Written exercise
Transcribe the lines below verbatim, skipping the images.

Information shown
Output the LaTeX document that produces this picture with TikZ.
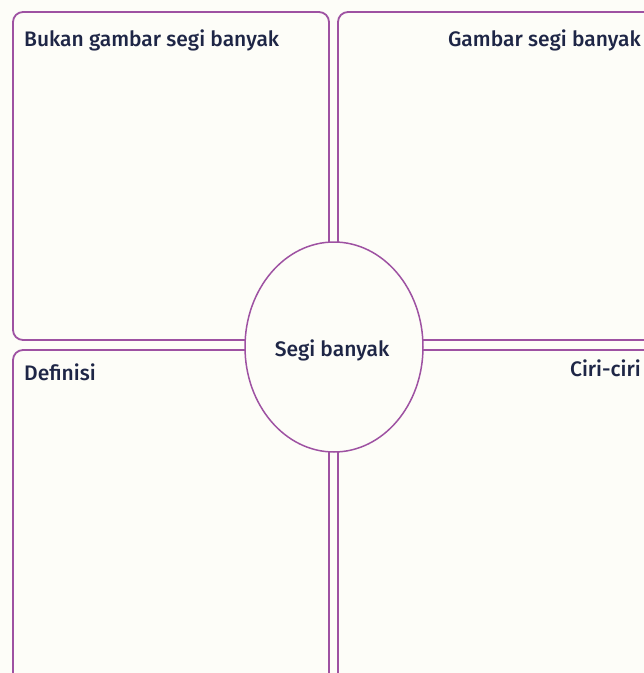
\documentclass[tikz,border=0pt]{standalone}
\usepackage{fontspec}
\setmainfont{Fira Sans}[UprightFont=* Medium]
\usetikzlibrary{shapes.geometric}
\definecolor{bg}{RGB}{253,253,248}
\definecolor{lila}{RGB}{158,82,162}
\definecolor{ink}{RGB}{30,38,70}
\tikzset{
  panel/.style={draw=lila, line width=1.8pt, rounded corners=10pt},
  lab/.style={font=\fontsize{21}{24}\selectfont, text=ink, inner sep=0pt},
  hub/.style={ellipse, draw=lila, line width=1.5pt, fill=bg, minimum width=178pt, minimum height=210pt, inner sep=0pt}
}
\begin{document}
\begin{tikzpicture}[x=1pt,y=-1pt]
\useasboundingbox (0,0) rectangle (644,673);
\fill[bg] (0,0) rectangle (644,673);
\draw[panel] (13,12) rectangle (329,340);
\draw[panel] (338,12) rectangle (660,340);
\draw[panel] (13,350) rectangle (329,690);
\draw[panel] (338,350) rectangle (660,690);
\node[hub] (c) at (334,347) {};
\node[lab] (hc) at (332,350) {Segi banyak};
\node[lab, anchor=west] (tl) at (24,40) {Bukan gambar segi banyak};
\node[lab, anchor=east] (tr) at (641,40) {Gambar segi banyak};
\node[lab, anchor=west] (bl) at (24,372) {Definisi};
\node[lab, anchor=east] (br) at (641,368) {Ciri-ciri};
\end{tikzpicture}
\end{document}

Exercise answer
Output the LaTeX document that produces this picture with TikZ.
\documentclass[tikz,border=0pt]{standalone}
\usepackage{fontspec}
\setmainfont{Fira Sans}[UprightFont=* Medium]
\usetikzlibrary{shapes.geometric}
\definecolor{bg}{RGB}{253,253,248}
\definecolor{lila}{RGB}{158,82,162}
\definecolor{ink}{RGB}{30,38,70}
\tikzset{
  panel/.style={draw=lila, line width=1.8pt, rounded corners=10pt},
  lab/.style={font=\fontsize{21}{24}\selectfont, text=ink, inner sep=0pt},
  hub/.style={ellipse, draw=lila, line width=1.5pt, fill=bg, minimum width=178pt, minimum height=210pt, inner sep=0pt}
}
\begin{document}
\begin{tikzpicture}[x=1pt,y=-1pt]
\useasboundingbox (0,0) rectangle (644,673);
\fill[bg] (0,0) rectangle (644,673);
\draw[panel] (13,12) rectangle (329,340);
\draw[panel] (338,12) rectangle (660,340);
\draw[panel] (13,350) rectangle (329,690);
\draw[panel] (338,350) rectangle (660,690);
\node[hub] (c) at (334,347) {};
\node[lab] (hc) at (332,350) {Segi banyak};
\node[lab, anchor=west] (tl) at (24,40) {Bukan gambar segi banyak};
\node[lab, anchor=east] (tr) at (641,40) {Gambar segi banyak};
\node[lab, anchor=west] (bl) at (24,372) {Definisi};
\node[lab, anchor=east] (br) at (641,368) {Ciri-ciri};
\end{tikzpicture}
\end{document}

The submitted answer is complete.